As long as the government is closed, getting things reopened — paying servicemen, funding SNAP — will be Fetterman’s main focus. But after that’s resolved, assuming the peace in Gaza lasts, and if we can get something done in Ukraine, Fetterman senses the next issue of contention looming on the horizon.
“Holding China accountable,” Fetterman says. “China is certainly not our ally.”
The senator is open to whatever President Donald Trump and his team can throw at Beijing, from tariffs on down. Asked if he worries that escalating tensions with China will put Taiwan in the crosshairs, he demurs, but makes a point of trumpeting U.S.-Taiwan relations.
“I’m a big believer in democracy, and those are our key allies: Taiwan, Israel, and Ukraine,” Fetterman says, noting that defending each country is “pretty much the same fight against these kinds of nations like China, Russia, and Iran.”
Here, Fetterman returns once again to bipartisanship.
“I don’t care who brings peace, whether it’s Donald Trump or Joe Biden, I’m gonna support and follow as long as they’re pushing for peace, through strength.
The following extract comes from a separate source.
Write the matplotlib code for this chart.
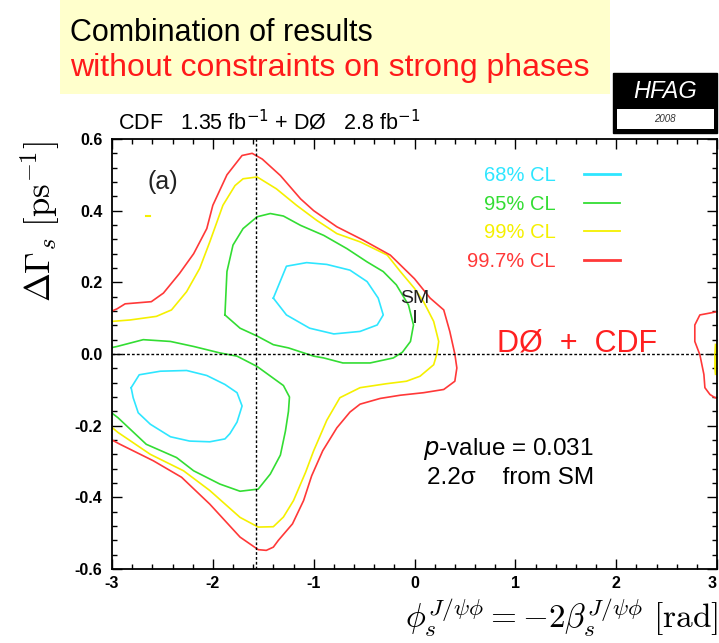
import matplotlib
matplotlib.use("Agg")
import matplotlib.pyplot as plt
import matplotlib.patches as mpatches
from matplotlib.lines import Line2D
from matplotlib.ticker import MultipleLocator, AutoMinorLocator, FormatStrFormatter
import numpy as np

plt.rcParams["font.family"] = ["Liberation Sans", "DejaVu Sans"]

# contour traces: (phi_s, delta Gamma_s)
red_x = [-3.0, -2.95, -2.87, -2.61, -2.49, -2.33, -2.19, -2.06, -2.0, -1.86, -1.71, -1.61,
         -1.51, -1.33, -1.13, -1.0, -0.77, -0.51, -0.24, 0.0, 0.155, 0.29, 0.35, 0.40,
         0.42, 0.40, 0.29, 0.09, -0.14, -0.34, -0.54, -0.64, -0.77, -0.91, -1.02, -1.10,
         -1.21, -1.35, -1.40, -1.47, -1.55, -1.73, -2.03, -2.31, -2.59, -2.92, -3.0]
red_y = [0.12, 0.126, 0.14, 0.146, 0.17, 0.225, 0.28, 0.35, 0.415, 0.50, 0.554, 0.56,
         0.544, 0.498, 0.433, 0.40, 0.355, 0.318, 0.276, 0.21, 0.156, 0.123, 0.063, 0.0,
         -0.039, -0.076, -0.099, -0.108, -0.115, -0.124, -0.14, -0.162, -0.206, -0.27,
         -0.34, -0.409, -0.474, -0.52, -0.539, -0.548, -0.546, -0.511, -0.419, -0.344,
         -0.298, -0.252, -0.24]

yellow_x = [-3.0, -2.82, -2.56, -2.41, -2.26, -2.13, -2.03, -1.90, -1.78, -1.70, -1.56,
            -1.37, -1.17, -0.97, -0.77, -0.54, -0.27, -0.14, 0.0, 0.09, 0.19, 0.24, 0.22,
            0.19, 0.055, -0.08, -0.28, -0.54, -0.74, -0.87, -1.0, -1.08, -1.20, -1.30,
            -1.40, -1.55, -1.73, -2.03, -2.29, -2.62, -2.94, -3.0]
yellow_y = [0.091, 0.095, 0.105, 0.123, 0.174, 0.239, 0.313, 0.415, 0.47, 0.489, 0.494,
            0.461, 0.415, 0.373, 0.336, 0.313, 0.276, 0.23, 0.183, 0.146, 0.091, 0.035,
            -0.002, -0.03, -0.062, -0.076, -0.083, -0.094, -0.122, -0.185, -0.27, -0.33,
            -0.409, -0.455, -0.482, -0.483, -0.456, -0.381, -0.326, -0.28, -0.219, -0.205]

green_lo_x = [-3.0, -2.95, -2.69, -2.42, -2.19, -1.93, -1.76, -1.56, -1.30, -1.24, -1.25,
              -1.28, -1.33, -1.43, -1.55, -1.73, -1.93, -2.19, -2.36, -2.66, -2.94, -3.0]
green_lo_y = [0.018, 0.021, 0.04, 0.035, 0.021, 0.003, -0.006, -0.035, -0.088, -0.12,
              -0.16, -0.215, -0.282, -0.335, -0.377, -0.383, -0.363, -0.326, -0.289,
              -0.252, -0.178, -0.165]

green_up_x = [-1.88, -1.86, -1.80, -1.70, -1.56, -1.43, -1.30, -1.13, -0.90, -0.67, -0.47,
              -0.31, -0.18, -0.06, -0.01, -0.04, -0.12, -0.21, -0.44, -0.71, -0.90, -1.0,
              -1.25, -1.40, -1.56, -1.73, -1.88]
green_up_y = [0.109, 0.23, 0.304, 0.35, 0.383, 0.392, 0.385, 0.359, 0.331, 0.294, 0.257,
              0.23, 0.193, 0.137, 0.081, 0.035, 0.005, -0.011, -0.025, -0.025, -0.011,
              -0.006, 0.017, 0.026, 0.05, 0.072, 0.109]

cyan_up_x = [-1.40, -1.27, -1.07, -0.87, -0.64, -0.47, -0.36, -0.31, -0.37, -0.54, -0.80,
             -1.04, -1.27, -1.40]
cyan_up_y = [0.156, 0.245, 0.255, 0.25, 0.234, 0.202, 0.156, 0.109, 0.081, 0.063, 0.056,
             0.072, 0.109, 0.156]

cyan_lo_x = [-2.81, -2.73, -2.52, -2.26, -2.06, -1.88, -1.76, -1.71, -1.76, -1.83, -1.88,
             -2.03, -2.23, -2.42, -2.62, -2.74, -2.79, -2.81]
cyan_lo_y = [-0.094, -0.058, -0.048, -0.046, -0.06, -0.085, -0.108, -0.145, -0.19,
             -0.222, -0.237, -0.245, -0.243, -0.231, -0.196, -0.164, -0.122, -0.094]

red_edge_x = [3.0, 2.83, 2.78, 2.78, 2.83, 2.87, 2.88, 2.93, 2.98, 3.0]
red_edge_y = [0.118, 0.109, 0.081, 0.035, -0.002, -0.057, -0.094, -0.113, -0.122, -0.123]
yellow_edge_x = [2.99, 2.985, 2.985, 2.99]
yellow_edge_y = [0.025, 0.0, -0.04, -0.055]
yellow_spot_x = [-2.66, -2.62]
yellow_spot_y = [0.385, 0.385]

sm_phi = [0.0]
sm_dgamma = [0.104]
sm_err = [0.018]

cl_labels = ["68% CL", "95% CL", "99% CL", "99.7% CL"]
cl_colors = ["#2EE6FF", "#33DD33", "#F5F000", "#FF3838"]

W, H = 719, 643
fig = plt.figure(figsize=(W / 100, H / 100), dpi=100)
ax = fig.add_axes([112 / W, 1 - 569 / H, 605 / W, 430 / H])

lw = 1.2
ax.plot(cyan_up_x, cyan_up_y, color=cl_colors[0], lw=lw)
ax.plot(cyan_lo_x, cyan_lo_y, color=cl_colors[0], lw=lw)
ax.plot(green_up_x, green_up_y, color=cl_colors[1], lw=lw)
ax.plot(green_lo_x, green_lo_y, color=cl_colors[1], lw=lw)
ax.plot(yellow_x, yellow_y, color=cl_colors[2], lw=lw)
ax.plot(yellow_edge_x, yellow_edge_y, color=cl_colors[2], lw=2)
ax.plot(yellow_spot_x, yellow_spot_y, color=cl_colors[2], lw=1.5)
ax.plot(red_x, red_y, color=cl_colors[3], lw=lw)
ax.plot(red_edge_x, red_edge_y, color=cl_colors[3], lw=lw)

ax.axhline(0, color="black", lw=1.0, ls=(0, (2, 1.5)))
ax.axvline(-np.pi / 2, color="black", lw=1.0, ls=(0, (2, 1.5)))

ax.errorbar(sm_phi, sm_dgamma, yerr=sm_err, fmt="none", ecolor="black", elinewidth=1.2,
            capsize=0)
ax.text(0.0, 0.155, "SM", fontsize=14, ha="center", va="center", color="#222222")

ax.set_xlim(-3, 3)
ax.set_ylim(-0.6, 0.6)
ax.xaxis.set_major_locator(MultipleLocator(1))
ax.yaxis.set_major_locator(MultipleLocator(0.2))
ax.xaxis.set_minor_locator(AutoMinorLocator(5))
ax.yaxis.set_minor_locator(AutoMinorLocator(5))
ax.xaxis.set_major_formatter(FormatStrFormatter("%d"))
ax.yaxis.set_major_formatter(FormatStrFormatter("%.1f"))
ax.tick_params(which="both", direction="in", top=True, right=True, width=1.0)
ax.tick_params(which="major", length=7)
ax.tick_params(which="minor", length=3.5)
ax.tick_params(axis="y", pad=7)
ax.tick_params(axis="x", pad=5)
fig.canvas.draw()
xlabels = ax.get_xticklabels()
for lab in xlabels + ax.get_yticklabels():
    lab.set_fontweight("bold")
    lab.set_fontsize(11.5)
for lab in xlabels:
    if lab.get_text() == "3":
        lab.set_horizontalalignment("right")
for sp in ax.spines.values():
    sp.set_linewidth(1.3)

ax.text(-2.5, 0.48, "(a)", fontsize=18, ha="center", va="center", color="#222222")
ax.text(0.82, 0.008, "DØ  +  CDF", fontsize=22, color="#FF2020", ha="left", va="baseline")
ax.text(0.085, -0.265, r"$\it{p}$-value = 0.031", fontsize=17.5, ha="left", va="center")
ax.text(0.12, -0.345, "2.2σ    from SM", fontsize=17.5, ha="left", va="center")

handles = [Line2D([], [], color=c, lw=2 if i in (0, 3) else 1.3) for i, c in enumerate(cl_colors)]
ax.legend(handles, cl_labels, loc="upper left", bbox_to_anchor=(467 / W, 1 - 166 / H),
          bbox_transform=fig.transFigure, frameon=False, markerfirst=False,
          labelcolor=cl_colors, fontsize=14.5, handlelength=1.8, handletextpad=1.4,
          labelspacing=0.48, borderpad=0, borderaxespad=0)

# axis titles
fig.text(40 / W, 1 - 222 / H, r"$\Delta\Gamma_s\ [\mathrm{ps}^{-1}]$", rotation=90,
         ha="center", va="center", fontsize=25, math_fontfamily="cm")
fig.text(718 / W, 1 - 617 / H, r"$\phi_s^{J/\psi\phi} = -2\beta_s^{J/\psi\phi}\ [\mathrm{rad}]$",
         ha="right", va="center", fontsize=24, math_fontfamily="cm")

# header
fig.patches.append(mpatches.Rectangle((60 / W, 1 - 94 / H), 550 / W, 94 / H,
                                      transform=fig.transFigure, facecolor="#FFFFCC",
                                      edgecolor="none", zorder=0))
fig.text(70 / W, 1 - 33 / H, "Combination of results", fontsize=22, ha="left", va="center")
fig.text(70 / W, 1 - 68 / H, "without constraints on strong phases", fontsize=23,
         color="#FF1A1A", ha="left", va="center")
fig.text(118 / W, 1 - 122 / H, r"CDF   1.35 fb$^{-1}$ + DØ   2.8 fb$^{-1}$", fontsize=15.5,
         ha="left", va="center")

fig.patches.append(mpatches.Rectangle((613 / W, 1 - 133 / H), 104 / W, 60 / H,
                                      transform=fig.transFigure, facecolor="black",
                                      edgecolor="black", zorder=0))
fig.patches.append(mpatches.Rectangle((617 / W, 1 - 129 / H), 97 / W, 20 / H,
                                      transform=fig.transFigure, facecolor="white",
                                      edgecolor="none", zorder=1))
fig.text(665 / W, 1 - 92 / H, "HFAG", fontsize=17, style="italic", color="white",
         ha="center", va="center")
fig.text(665 / W, 1 - 119 / H, "2008", fontsize=7, style="italic", color="#333333",
         ha="center", va="center")

fig.savefig("out.png", dpi=100)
Peace through strength.”
Peace through strength. Ronald Reagan added that phrase to the Republican Party platform in 1980, where it’s remained ever since. Like Fetterman, he was a union man whose frustrations with the Democratic Party catapulted him to national fame.
Fetterman stops short of declaring, as Reagan famously did, that the Democratic Party left him. But whether he’ll say it or not, it seems like that particular train may be leaving the station. And the senator from Pennsylvania doesn’t seem interested in running to catch it.